TASK GOAL
All of the lines below are to be printed again exactly; images are excluded from the output.

## Begin

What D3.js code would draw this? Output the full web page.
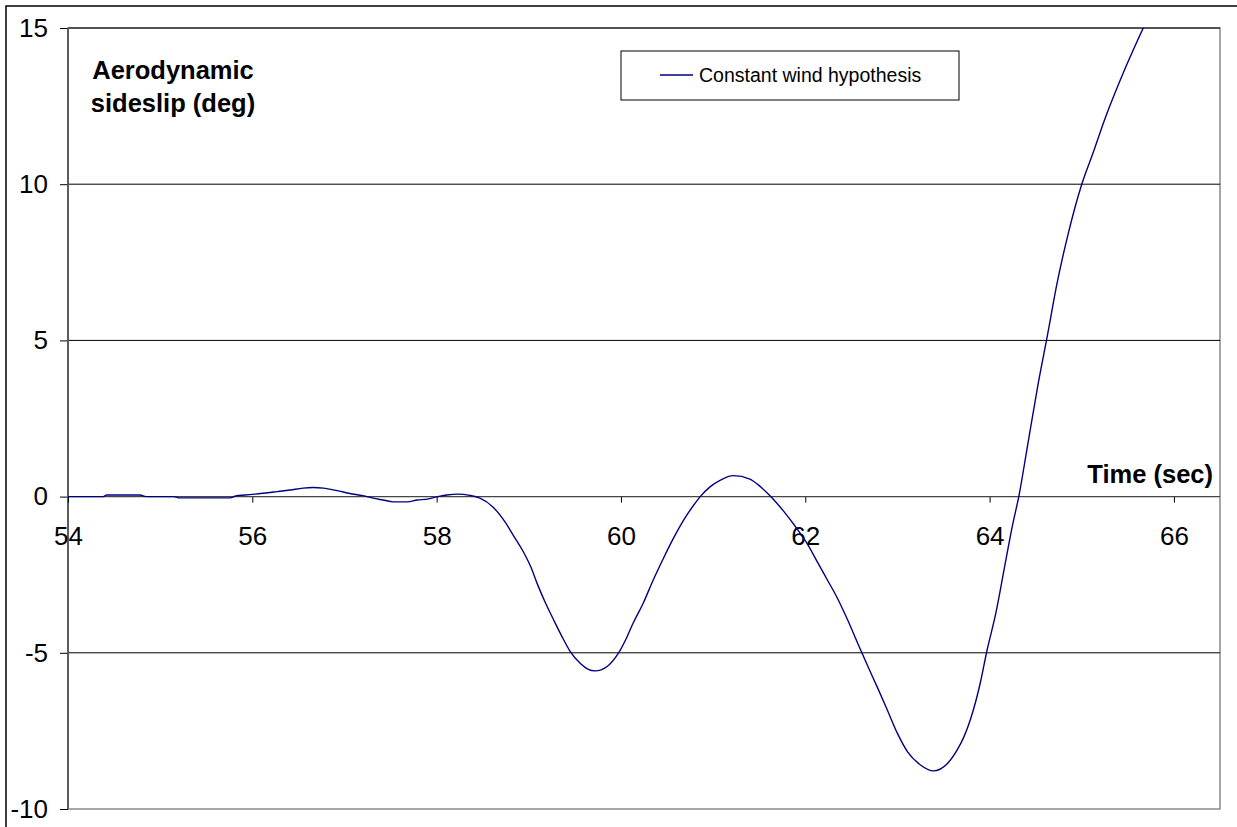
<!DOCTYPE html>
<html>
<head>
<meta charset="utf-8">
<script src="https://cdn.jsdelivr.net/npm/d3@7/dist/d3.min.js"></script>
<style>
  html, body { margin: 0; padding: 0; background: #fff; }
  svg { display: block; font-family: "Liberation Sans", Arial, sans-serif; }
</style>
</head>
<body>
<svg id="chart" width="1237" height="827"></svg>
<script>
// Simulated sideslip angle over time
const timeSec = [
  54.0, 54.38, 54.42, 54.78, 54.85, 55.15, 55.2, 55.76, 55.82, 55.92,
  56.03, 56.27, 56.41, 56.55, 56.66, 56.77, 56.92, 57.06, 57.2, 57.31,
  57.42, 57.53, 57.68, 57.79, 57.9, 58.0, 58.11, 58.23, 58.36, 58.47,
  58.61, 58.74, 58.83, 58.93, 59.02, 59.1, 59.18, 59.27, 59.36, 59.45,
  59.56, 59.64, 59.72, 59.85, 59.96, 60.05, 60.13, 60.24, 60.35, 60.46,
  60.57, 60.68, 60.79, 60.86, 60.97, 61.08, 61.22, 61.4, 61.52, 61.62,
  61.76, 61.92, 62.03, 62.14, 62.24, 62.35, 62.46, 62.57, 62.68, 62.78,
  62.89, 63.0, 63.11, 63.25, 63.39, 63.54, 63.65, 63.72, 63.79, 63.85,
  63.9, 63.97, 64.07, 64.16, 64.25, 64.32, 64.41, 64.52, 64.63, 64.73,
  64.86, 65.0, 65.13, 65.24, 65.46, 65.67
];
const sideslipDeg = [
  0, 0, 0.05, 0.05, 0, 0, -0.04, -0.04, 0.02, 0.05,
  0.08, 0.16, 0.21, 0.27, 0.29, 0.27, 0.19, 0.1, 0.03, -0.05,
  -0.11, -0.17, -0.17, -0.11, -0.08, -0.01, 0.05, 0.08, 0.04, -0.05,
  -0.33, -0.8, -1.23, -1.71, -2.24, -2.85, -3.4, -3.95, -4.48, -4.96,
  -5.34, -5.52, -5.58, -5.44, -5.07, -4.59, -4.06, -3.42, -2.67, -1.98,
  -1.33, -0.75, -0.27, 0, 0.32, 0.53, 0.67, 0.56, 0.3, 0.02,
  -0.45, -1.07, -1.55, -2.14, -2.67, -3.26, -3.95, -4.7, -5.44, -6.09,
  -6.83, -7.58, -8.17, -8.59, -8.78, -8.55, -8.1, -7.7, -7.15, -6.55,
  -5.95, -4.95, -3.7, -2.29, -0.9, 0.05, 1.6, 3.5, 5.2, 6.8,
  8.5, 10.0, 11.06, 12.0, 13.63, 15.02
];
const xTicks = [54, 56, 58, 60, 62, 64, 66];
const yTicks = [-10, -5, 0, 5, 10, 15];
const seriesName = "Constant wind hypothesis";
const yTitle = ["Aerodynamic", "sideslip (deg)"];
const xTitle = "Time (sec)";

const data = timeSec.map((t, i) => ({ t, v: sideslipDeg[i] }));

const svg = d3.select("#chart");
const plot = { left: 68, right: 1220, top: 28, bottom: 809 };

const x = d3.scaleLinear().domain([54, 66.5]).range([plot.left, plot.right]);
const y = d3.scaleLinear().domain([-10, 15]).range([plot.bottom, plot.top]);

// Plain hyphen for negative numbers
const fmt = d => String(d);

// Outer chart frame
svg.append("rect")
  .attr("x", 6).attr("y", 6)
  .attr("width", 1240).attr("height", 830)
  .attr("fill", "#fff")
  .attr("stroke", "#000").attr("stroke-width", 1.5);

// Plot area border
svg.append("rect")
  .attr("x", plot.left).attr("y", plot.top)
  .attr("width", plot.right - plot.left).attr("height", plot.bottom - plot.top)
  .attr("fill", "#fff")
  .attr("stroke", "#8a8a8a").attr("stroke-width", 1.5);

// Horizontal gridlines
svg.append("g")
  .selectAll("line")
  .data(yTicks.filter(d => d !== 0 && d !== -10))
  .join("line")
  .attr("x1", plot.left).attr("x2", plot.right)
  .attr("y1", d => y(d)).attr("y2", d => y(d))
  .attr("stroke", "#000").attr("stroke-width", 1);

// Y axis
const yAxis = svg.append("g")
  .attr("transform", `translate(${plot.left},0)`)
  .call(d3.axisLeft(y).tickValues(yTicks).tickFormat(fmt)
    .tickSizeInner(8).tickSizeOuter(0).tickPadding(12));
yAxis.select(".domain").remove();
yAxis.selectAll(".tick line").attr("stroke", "#000");
yAxis.selectAll(".tick text")
  .attr("fill", "#000")
  .style("font-size", "26px")
  .style("font-family", "'Liberation Sans', Arial, sans-serif");
svg.append("line")
  .attr("x1", plot.left).attr("x2", plot.left)
  .attr("y1", plot.top).attr("y2", plot.bottom)
  .attr("stroke", "#555").attr("stroke-width", 1.8);

// X axis drawn through zero
const xAxis = svg.append("g")
  .attr("transform", `translate(0,${y(0)})`)
  .call(d3.axisBottom(x).tickValues(xTicks).tickFormat(fmt)
    .tickSizeInner(6).tickSizeOuter(0).tickPadding(24));
xAxis.select(".domain").remove();
xAxis.selectAll(".tick line").attr("stroke", "#000");
xAxis.selectAll(".tick text")
  .attr("fill", "#000")
  .style("font-size", "26px")
  .style("font-family", "'Liberation Sans', Arial, sans-serif");
svg.append("line")
  .attr("x1", plot.left).attr("x2", plot.right)
  .attr("y1", y(0)).attr("y2", y(0))
  .attr("stroke", "#444").attr("stroke-width", 1.3);

// Data line
svg.append("defs").append("clipPath").attr("id", "plotClip")
  .append("rect")
  .attr("x", plot.left).attr("y", plot.top)
  .attr("width", plot.right - plot.left).attr("height", plot.bottom - plot.top);

const line = d3.line()
  .x(d => x(d.t))
  .y(d => y(d.v))
  .curve(d3.curveMonotoneX);

svg.append("path")
  .datum(data)
  .attr("clip-path", "url(#plotClip)")
  .attr("d", line)
  .attr("fill", "none")
  .attr("stroke", "#000080")
  .attr("stroke-width", 1.4);

// Axis titles
const yt = svg.append("text")
  .attr("text-anchor", "middle")
  .attr("font-weight", "bold")
  .style("font-size", "25.5px")
  .attr("fill", "#000");
yt.selectAll("tspan")
  .data(yTitle)
  .join("tspan")
  .attr("x", 173)
  .attr("y", (d, i) => 79 + i * 33)
  .text(d => d);

svg.append("text")
  .attr("x", 1213).attr("y", 483)
  .attr("text-anchor", "end")
  .attr("font-weight", "bold")
  .style("font-size", "25.5px")
  .attr("fill", "#000")
  .text(xTitle);

// Legend
const legend = svg.append("g");
legend.append("rect")
  .attr("x", 621).attr("y", 51)
  .attr("width", 338).attr("height", 49)
  .attr("fill", "#fff")
  .attr("stroke", "#000").attr("stroke-width", 1);
legend.append("line")
  .attr("x1", 660).attr("x2", 693)
  .attr("y1", 75).attr("y2", 75)
  .attr("stroke", "#000080").attr("stroke-width", 1.4);
legend.append("text")
  .attr("x", 699).attr("y", 82)
  .style("font-size", "19.5px")
  .attr("fill", "#000")
  .text(seriesName);
</script>
</body>
</html>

## End

CORRECT RESULT
What D3.js code would draw this? Output the full web page.
<!DOCTYPE html>
<html>
<head>
<meta charset="utf-8">
<script src="https://cdn.jsdelivr.net/npm/d3@7/dist/d3.min.js"></script>
<style>
  html, body { margin: 0; padding: 0; background: #fff; }
  svg { display: block; font-family: "Liberation Sans", Arial, sans-serif; }
</style>
</head>
<body>
<svg id="chart" width="1237" height="827"></svg>
<script>
// Simulated sideslip angle over time
const timeSec = [
  54.0, 54.38, 54.42, 54.78, 54.85, 55.15, 55.2, 55.76, 55.82, 55.92,
  56.03, 56.27, 56.41, 56.55, 56.66, 56.77, 56.92, 57.06, 57.2, 57.31,
  57.42, 57.53, 57.68, 57.79, 57.9, 58.0, 58.11, 58.23, 58.36, 58.47,
  58.61, 58.74, 58.83, 58.93, 59.02, 59.1, 59.18, 59.27, 59.36, 59.45,
  59.56, 59.64, 59.72, 59.85, 59.96, 60.05, 60.13, 60.24, 60.35, 60.46,
  60.57, 60.68, 60.79, 60.86, 60.97, 61.08, 61.22, 61.4, 61.52, 61.62,
  61.76, 61.92, 62.03, 62.14, 62.24, 62.35, 62.46, 62.57, 62.68, 62.78,
  62.89, 63.0, 63.11, 63.25, 63.39, 63.54, 63.65, 63.72, 63.79, 63.85,
  63.9, 63.97, 64.07, 64.16, 64.25, 64.32, 64.41, 64.52, 64.63, 64.73,
  64.86, 65.0, 65.13, 65.24, 65.46, 65.67
];
const sideslipDeg = [
  0, 0, 0.05, 0.05, 0, 0, -0.04, -0.04, 0.02, 0.05,
  0.08, 0.16, 0.21, 0.27, 0.29, 0.27, 0.19, 0.1, 0.03, -0.05,
  -0.11, -0.17, -0.17, -0.11, -0.08, -0.01, 0.05, 0.08, 0.04, -0.05,
  -0.33, -0.8, -1.23, -1.71, -2.24, -2.85, -3.4, -3.95, -4.48, -4.96,
  -5.34, -5.52, -5.58, -5.44, -5.07, -4.59, -4.06, -3.42, -2.67, -1.98,
  -1.33, -0.75, -0.27, 0, 0.32, 0.53, 0.67, 0.56, 0.3, 0.02,
  -0.45, -1.07, -1.55, -2.14, -2.67, -3.26, -3.95, -4.7, -5.44, -6.09,
  -6.83, -7.58, -8.17, -8.59, -8.78, -8.55, -8.1, -7.7, -7.15, -6.55,
  -5.95, -4.95, -3.7, -2.29, -0.9, 0.05, 1.6, 3.5, 5.2, 6.8,
  8.5, 10.0, 11.06, 12.0, 13.63, 15.02
];
const xTicks = [54, 56, 58, 60, 62, 64, 66];
const yTicks = [-10, -5, 0, 5, 10, 15];
const seriesName = "Constant wind hypothesis";
const yTitle = ["Aerodynamic", "sideslip (deg)"];
const xTitle = "Time (sec)";

const data = timeSec.map((t, i) => ({ t, v: sideslipDeg[i] }));

const svg = d3.select("#chart");
const plot = { left: 68, right: 1220, top: 28, bottom: 809 };

const x = d3.scaleLinear().domain([54, 66.5]).range([plot.left, plot.right]);
const y = d3.scaleLinear().domain([-10, 15]).range([plot.bottom, plot.top]);

// Plain hyphen for negative numbers
const fmt = d => String(d);

// Outer chart frame
svg.append("rect")
  .attr("x", 6).attr("y", 6)
  .attr("width", 1240).attr("height", 830)
  .attr("fill", "#fff")
  .attr("stroke", "#000").attr("stroke-width", 1.5);

// Plot area border
svg.append("rect")
  .attr("x", plot.left).attr("y", plot.top)
  .attr("width", plot.right - plot.left).attr("height", plot.bottom - plot.top)
  .attr("fill", "#fff")
  .attr("stroke", "#8a8a8a").attr("stroke-width", 1.5);

// Horizontal gridlines
svg.append("g")
  .selectAll("line")
  .data(yTicks.filter(d => d !== 0 && d !== -10))
  .join("line")
  .attr("x1", plot.left).attr("x2", plot.right)
  .attr("y1", d => y(d)).attr("y2", d => y(d))
  .attr("stroke", "#000").attr("stroke-width", 1);

// Y axis
const yAxis = svg.append("g")
  .attr("transform", `translate(${plot.left},0)`)
  .call(d3.axisLeft(y).tickValues(yTicks).tickFormat(fmt)
    .tickSizeInner(8).tickSizeOuter(0).tickPadding(12));
yAxis.select(".domain").remove();
yAxis.selectAll(".tick line").attr("stroke", "#000");
yAxis.selectAll(".tick text")
  .attr("fill", "#000")
  .style("font-size", "26px")
  .style("font-family", "'Liberation Sans', Arial, sans-serif");
svg.append("line")
  .attr("x1", plot.left).attr("x2", plot.left)
  .attr("y1", plot.top).attr("y2", plot.bottom)
  .attr("stroke", "#555").attr("stroke-width", 1.8);

// X axis drawn through zero
const xAxis = svg.append("g")
  .attr("transform", `translate(0,${y(0)})`)
  .call(d3.axisBottom(x).tickValues(xTicks).tickFormat(fmt)
    .tickSizeInner(6).tickSizeOuter(0).tickPadding(24));
xAxis.select(".domain").remove();
xAxis.selectAll(".tick line").attr("stroke", "#000");
xAxis.selectAll(".tick text")
  .attr("fill", "#000")
  .style("font-size", "26px")
  .style("font-family", "'Liberation Sans', Arial, sans-serif");
svg.append("line")
  .attr("x1", plot.left).attr("x2", plot.right)
  .attr("y1", y(0)).attr("y2", y(0))
  .attr("stroke", "#444").attr("stroke-width", 1.3);

// Data line
svg.append("defs").append("clipPath").attr("id", "plotClip")
  .append("rect")
  .attr("x", plot.left).attr("y", plot.top)
  .attr("width", plot.right - plot.left).attr("height", plot.bottom - plot.top);

const line = d3.line()
  .x(d => x(d.t))
  .y(d => y(d.v))
  .curve(d3.curveMonotoneX);

svg.append("path")
  .datum(data)
  .attr("clip-path", "url(#plotClip)")
  .attr("d", line)
  .attr("fill", "none")
  .attr("stroke", "#000080")
  .attr("stroke-width", 1.4);

// Axis titles
const yt = svg.append("text")
  .attr("text-anchor", "middle")
  .attr("font-weight", "bold")
  .style("font-size", "25.5px")
  .attr("fill", "#000");
yt.selectAll("tspan")
  .data(yTitle)
  .join("tspan")
  .attr("x", 173)
  .attr("y", (d, i) => 79 + i * 33)
  .text(d => d);

svg.append("text")
  .attr("x", 1213).attr("y", 483)
  .attr("text-anchor", "end")
  .attr("font-weight", "bold")
  .style("font-size", "25.5px")
  .attr("fill", "#000")
  .text(xTitle);

// Legend
const legend = svg.append("g");
legend.append("rect")
  .attr("x", 621).attr("y", 51)
  .attr("width", 338).attr("height", 49)
  .attr("fill", "#fff")
  .attr("stroke", "#000").attr("stroke-width", 1);
legend.append("line")
  .attr("x1", 660).attr("x2", 693)
  .attr("y1", 75).attr("y2", 75)
  .attr("stroke", "#000080").attr("stroke-width", 1.4);
legend.append("text")
  .attr("x", 699).attr("y", 82)
  .style("font-size", "19.5px")
  .attr("fill", "#000")
  .text(seriesName);
</script>
</body>
</html>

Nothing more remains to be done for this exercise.